- [PROBLEM TO SOLVE]: Exactly as written, retype the listing below, omitting the pictures.
>> begin
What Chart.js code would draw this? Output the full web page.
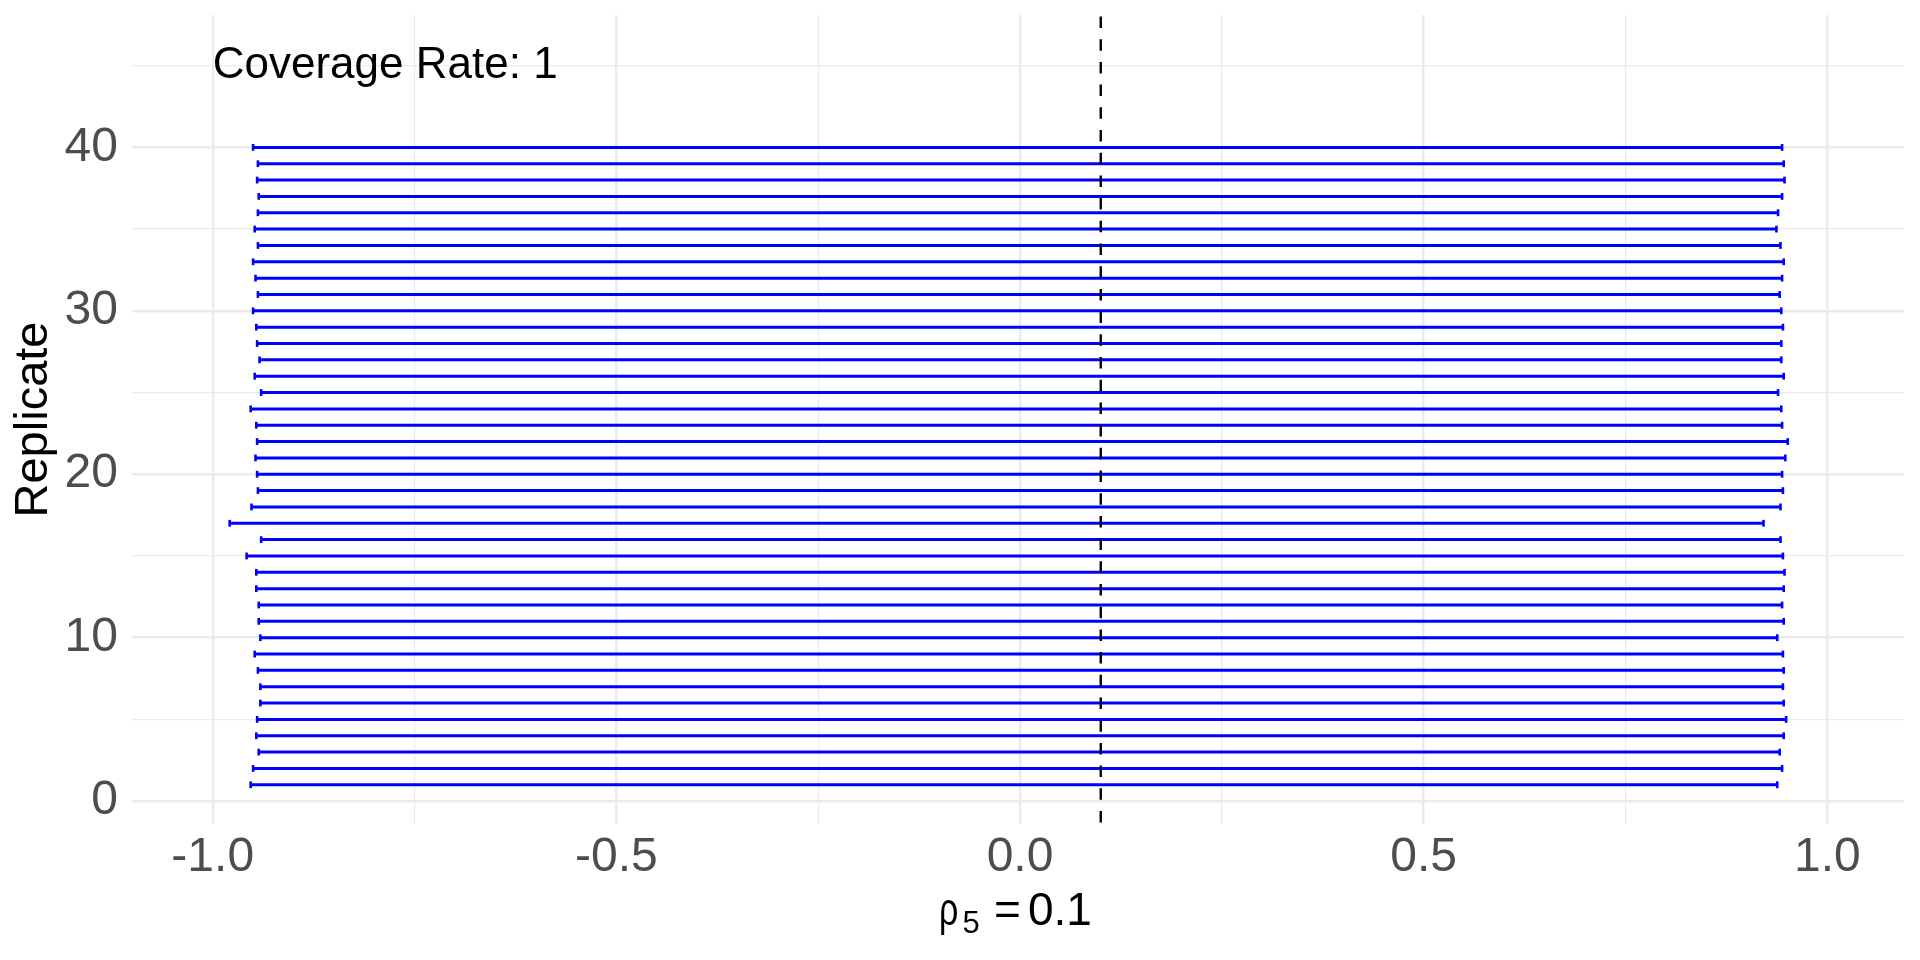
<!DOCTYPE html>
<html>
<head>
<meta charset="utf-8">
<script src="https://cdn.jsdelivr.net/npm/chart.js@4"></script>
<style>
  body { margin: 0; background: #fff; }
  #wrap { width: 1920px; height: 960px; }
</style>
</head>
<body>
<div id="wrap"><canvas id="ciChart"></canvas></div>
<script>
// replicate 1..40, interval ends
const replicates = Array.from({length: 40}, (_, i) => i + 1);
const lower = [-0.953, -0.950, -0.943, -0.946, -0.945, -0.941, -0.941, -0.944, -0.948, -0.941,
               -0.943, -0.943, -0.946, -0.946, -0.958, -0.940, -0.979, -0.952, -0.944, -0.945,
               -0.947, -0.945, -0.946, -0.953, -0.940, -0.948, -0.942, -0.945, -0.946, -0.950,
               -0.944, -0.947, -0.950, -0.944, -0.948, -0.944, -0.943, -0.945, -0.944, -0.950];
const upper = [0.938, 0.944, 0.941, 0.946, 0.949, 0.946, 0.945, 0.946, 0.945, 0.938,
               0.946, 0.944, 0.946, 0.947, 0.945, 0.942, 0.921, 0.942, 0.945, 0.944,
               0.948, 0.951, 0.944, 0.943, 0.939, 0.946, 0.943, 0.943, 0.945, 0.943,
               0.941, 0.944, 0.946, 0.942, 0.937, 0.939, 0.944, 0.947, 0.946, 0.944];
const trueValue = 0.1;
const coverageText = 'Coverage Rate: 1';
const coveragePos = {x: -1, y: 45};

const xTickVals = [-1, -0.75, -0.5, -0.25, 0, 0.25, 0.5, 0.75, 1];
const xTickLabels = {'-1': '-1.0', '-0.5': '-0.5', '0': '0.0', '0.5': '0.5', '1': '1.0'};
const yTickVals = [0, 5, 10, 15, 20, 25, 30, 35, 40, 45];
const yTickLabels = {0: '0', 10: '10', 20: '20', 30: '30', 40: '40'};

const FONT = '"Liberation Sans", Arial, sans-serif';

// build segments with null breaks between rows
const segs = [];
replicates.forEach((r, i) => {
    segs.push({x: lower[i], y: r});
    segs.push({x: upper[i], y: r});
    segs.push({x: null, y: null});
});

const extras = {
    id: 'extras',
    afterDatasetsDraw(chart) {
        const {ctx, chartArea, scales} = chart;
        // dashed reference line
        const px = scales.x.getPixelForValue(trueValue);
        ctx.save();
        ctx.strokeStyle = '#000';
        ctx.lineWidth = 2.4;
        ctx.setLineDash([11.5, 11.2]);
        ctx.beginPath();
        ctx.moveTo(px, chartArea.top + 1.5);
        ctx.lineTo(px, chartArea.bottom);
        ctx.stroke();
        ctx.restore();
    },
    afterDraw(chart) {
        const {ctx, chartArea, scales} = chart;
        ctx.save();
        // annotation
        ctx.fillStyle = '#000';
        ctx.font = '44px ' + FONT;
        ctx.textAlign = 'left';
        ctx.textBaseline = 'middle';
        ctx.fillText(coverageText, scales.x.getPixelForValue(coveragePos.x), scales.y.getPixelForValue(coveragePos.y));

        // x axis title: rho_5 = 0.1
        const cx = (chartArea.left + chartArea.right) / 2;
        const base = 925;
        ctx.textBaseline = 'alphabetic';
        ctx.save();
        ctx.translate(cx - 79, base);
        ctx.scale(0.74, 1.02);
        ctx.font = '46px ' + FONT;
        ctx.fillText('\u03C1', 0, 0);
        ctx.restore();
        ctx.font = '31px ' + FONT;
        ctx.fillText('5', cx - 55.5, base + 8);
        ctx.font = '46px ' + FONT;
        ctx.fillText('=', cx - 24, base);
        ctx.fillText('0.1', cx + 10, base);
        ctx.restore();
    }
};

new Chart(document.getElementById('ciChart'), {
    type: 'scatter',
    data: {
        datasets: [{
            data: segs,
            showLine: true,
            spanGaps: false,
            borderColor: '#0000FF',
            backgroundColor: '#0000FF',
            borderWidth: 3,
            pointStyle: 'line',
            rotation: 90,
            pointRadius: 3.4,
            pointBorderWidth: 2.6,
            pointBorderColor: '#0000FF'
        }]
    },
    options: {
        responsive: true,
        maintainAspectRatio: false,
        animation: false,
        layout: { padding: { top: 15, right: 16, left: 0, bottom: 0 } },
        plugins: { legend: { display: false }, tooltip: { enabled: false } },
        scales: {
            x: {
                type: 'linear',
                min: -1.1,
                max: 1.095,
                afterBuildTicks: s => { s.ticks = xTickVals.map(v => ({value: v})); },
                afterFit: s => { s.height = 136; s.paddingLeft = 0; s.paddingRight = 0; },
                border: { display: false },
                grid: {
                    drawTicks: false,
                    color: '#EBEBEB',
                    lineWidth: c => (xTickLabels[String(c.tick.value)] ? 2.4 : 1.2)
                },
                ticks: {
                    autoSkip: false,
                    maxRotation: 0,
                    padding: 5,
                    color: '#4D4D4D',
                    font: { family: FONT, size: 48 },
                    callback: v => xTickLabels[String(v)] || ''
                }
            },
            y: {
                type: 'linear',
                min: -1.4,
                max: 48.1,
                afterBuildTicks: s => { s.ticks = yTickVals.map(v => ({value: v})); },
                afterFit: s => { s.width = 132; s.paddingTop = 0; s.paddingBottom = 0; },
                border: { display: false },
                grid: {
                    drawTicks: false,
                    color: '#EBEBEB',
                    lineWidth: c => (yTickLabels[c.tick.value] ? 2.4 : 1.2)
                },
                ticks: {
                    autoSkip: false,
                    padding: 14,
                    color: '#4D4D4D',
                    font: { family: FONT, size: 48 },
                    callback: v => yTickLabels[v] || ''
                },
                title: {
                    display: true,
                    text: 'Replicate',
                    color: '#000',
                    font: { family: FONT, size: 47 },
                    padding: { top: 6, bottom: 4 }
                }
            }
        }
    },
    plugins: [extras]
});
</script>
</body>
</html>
>> end
- [RESULT OF THE TASK]:
What Chart.js code would draw this? Output the full web page.
<!DOCTYPE html>
<html>
<head>
<meta charset="utf-8">
<script src="https://cdn.jsdelivr.net/npm/chart.js@4"></script>
<style>
  body { margin: 0; background: #fff; }
  #wrap { width: 1920px; height: 960px; }
</style>
</head>
<body>
<div id="wrap"><canvas id="ciChart"></canvas></div>
<script>
// replicate 1..40, interval ends
const replicates = Array.from({length: 40}, (_, i) => i + 1);
const lower = [-0.953, -0.950, -0.943, -0.946, -0.945, -0.941, -0.941, -0.944, -0.948, -0.941,
               -0.943, -0.943, -0.946, -0.946, -0.958, -0.940, -0.979, -0.952, -0.944, -0.945,
               -0.947, -0.945, -0.946, -0.953, -0.940, -0.948, -0.942, -0.945, -0.946, -0.950,
               -0.944, -0.947, -0.950, -0.944, -0.948, -0.944, -0.943, -0.945, -0.944, -0.950];
const upper = [0.938, 0.944, 0.941, 0.946, 0.949, 0.946, 0.945, 0.946, 0.945, 0.938,
               0.946, 0.944, 0.946, 0.947, 0.945, 0.942, 0.921, 0.942, 0.945, 0.944,
               0.948, 0.951, 0.944, 0.943, 0.939, 0.946, 0.943, 0.943, 0.945, 0.943,
               0.941, 0.944, 0.946, 0.942, 0.937, 0.939, 0.944, 0.947, 0.946, 0.944];
const trueValue = 0.1;
const coverageText = 'Coverage Rate: 1';
const coveragePos = {x: -1, y: 45};

const xTickVals = [-1, -0.75, -0.5, -0.25, 0, 0.25, 0.5, 0.75, 1];
const xTickLabels = {'-1': '-1.0', '-0.5': '-0.5', '0': '0.0', '0.5': '0.5', '1': '1.0'};
const yTickVals = [0, 5, 10, 15, 20, 25, 30, 35, 40, 45];
const yTickLabels = {0: '0', 10: '10', 20: '20', 30: '30', 40: '40'};

const FONT = '"Liberation Sans", Arial, sans-serif';

// build segments with null breaks between rows
const segs = [];
replicates.forEach((r, i) => {
    segs.push({x: lower[i], y: r});
    segs.push({x: upper[i], y: r});
    segs.push({x: null, y: null});
});

const extras = {
    id: 'extras',
    afterDatasetsDraw(chart) {
        const {ctx, chartArea, scales} = chart;
        // dashed reference line
        const px = scales.x.getPixelForValue(trueValue);
        ctx.save();
        ctx.strokeStyle = '#000';
        ctx.lineWidth = 2.4;
        ctx.setLineDash([11.5, 11.2]);
        ctx.beginPath();
        ctx.moveTo(px, chartArea.top + 1.5);
        ctx.lineTo(px, chartArea.bottom);
        ctx.stroke();
        ctx.restore();
    },
    afterDraw(chart) {
        const {ctx, chartArea, scales} = chart;
        ctx.save();
        // annotation
        ctx.fillStyle = '#000';
        ctx.font = '44px ' + FONT;
        ctx.textAlign = 'left';
        ctx.textBaseline = 'middle';
        ctx.fillText(coverageText, scales.x.getPixelForValue(coveragePos.x), scales.y.getPixelForValue(coveragePos.y));

        // x axis title: rho_5 = 0.1
        const cx = (chartArea.left + chartArea.right) / 2;
        const base = 925;
        ctx.textBaseline = 'alphabetic';
        ctx.save();
        ctx.translate(cx - 79, base);
        ctx.scale(0.74, 1.02);
        ctx.font = '46px ' + FONT;
        ctx.fillText('\u03C1', 0, 0);
        ctx.restore();
        ctx.font = '31px ' + FONT;
        ctx.fillText('5', cx - 55.5, base + 8);
        ctx.font = '46px ' + FONT;
        ctx.fillText('=', cx - 24, base);
        ctx.fillText('0.1', cx + 10, base);
        ctx.restore();
    }
};

new Chart(document.getElementById('ciChart'), {
    type: 'scatter',
    data: {
        datasets: [{
            data: segs,
            showLine: true,
            spanGaps: false,
            borderColor: '#0000FF',
            backgroundColor: '#0000FF',
            borderWidth: 3,
            pointStyle: 'line',
            rotation: 90,
            pointRadius: 3.4,
            pointBorderWidth: 2.6,
            pointBorderColor: '#0000FF'
        }]
    },
    options: {
        responsive: true,
        maintainAspectRatio: false,
        animation: false,
        layout: { padding: { top: 15, right: 16, left: 0, bottom: 0 } },
        plugins: { legend: { display: false }, tooltip: { enabled: false } },
        scales: {
            x: {
                type: 'linear',
                min: -1.1,
                max: 1.095,
                afterBuildTicks: s => { s.ticks = xTickVals.map(v => ({value: v})); },
                afterFit: s => { s.height = 136; s.paddingLeft = 0; s.paddingRight = 0; },
                border: { display: false },
                grid: {
                    drawTicks: false,
                    color: '#EBEBEB',
                    lineWidth: c => (xTickLabels[String(c.tick.value)] ? 2.4 : 1.2)
                },
                ticks: {
                    autoSkip: false,
                    maxRotation: 0,
                    padding: 5,
                    color: '#4D4D4D',
                    font: { family: FONT, size: 48 },
                    callback: v => xTickLabels[String(v)] || ''
                }
            },
            y: {
                type: 'linear',
                min: -1.4,
                max: 48.1,
                afterBuildTicks: s => { s.ticks = yTickVals.map(v => ({value: v})); },
                afterFit: s => { s.width = 132; s.paddingTop = 0; s.paddingBottom = 0; },
                border: { display: false },
                grid: {
                    drawTicks: false,
                    color: '#EBEBEB',
                    lineWidth: c => (yTickLabels[c.tick.value] ? 2.4 : 1.2)
                },
                ticks: {
                    autoSkip: false,
                    padding: 14,
                    color: '#4D4D4D',
                    font: { family: FONT, size: 48 },
                    callback: v => yTickLabels[v] || ''
                },
                title: {
                    display: true,
                    text: 'Replicate',
                    color: '#000',
                    font: { family: FONT, size: 47 },
                    padding: { top: 6, bottom: 4 }
                }
            }
        }
    },
    plugins: [extras]
});
</script>
</body>
</html>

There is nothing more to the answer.